I leave it to you to modify the argument slightly to show that $X'$ is $T_3$ at the point $p^*$ as well.

Answer 2

Edit. My answer below are not precise:
Please read the comment posted by @BrianM.Scott after my answer to see what I really should have said,
as well as to a link to his detailed and self-contained answer to a related question (and for more references).

One such simple example is by Mysior,
A. Mysior, A regular space which is not completely regular
Proc. Amer. Math. Soc. 81 (1981), 652-653
http://www.ams.org/journals/proc/1981-081-04/S0002-9939-1981-0601748-4/
It is only a two-page paper with the example described on the first page, and a remark based on it on the second page showing the existence of a regular space such that every real-valued function defined on it is constant. Correction. The example by Mysior is of a regular space in which there are two points $a,b$ with the property that $f(a)=f(b)$ for every continuous real valued function $f$. This example could be used to construct a regular space on which every continuous real-valued function is constant. See the comment below by @BrianM.Scott. You may also see Exercises 2.7.17 and 2.7.18 in Engelking, General Topology (1989) (more references there).

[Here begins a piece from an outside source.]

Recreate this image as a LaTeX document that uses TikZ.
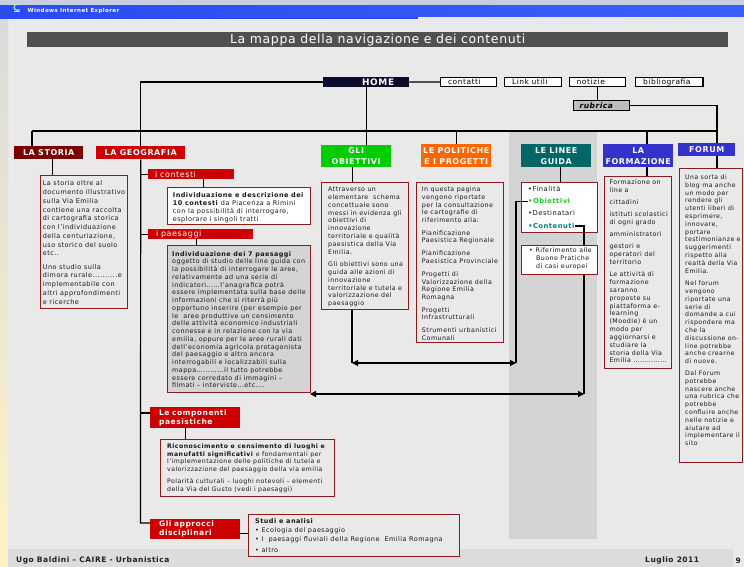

Another one is the Tychonoff corkscrew, in Counterexamples in Topology, will try to find a link in a minute. This one used to be the standard example, but the example by Mysior is easier to follow.

Can't find the best link, but the Tychonoff corkscrew is based on the Tychonoff plank (it takes countably many Tychonoff planks and glues them together in a certain way). The Tychonoff plank is based on the product $[0,\omega]\times [0,\omega_1]$. These and some related examples (examples 86-91) are described in
Counterexamples in Topology (1970, 2nd ed. 1978) Lynn Steen and J. Arthur Seebach, Jr.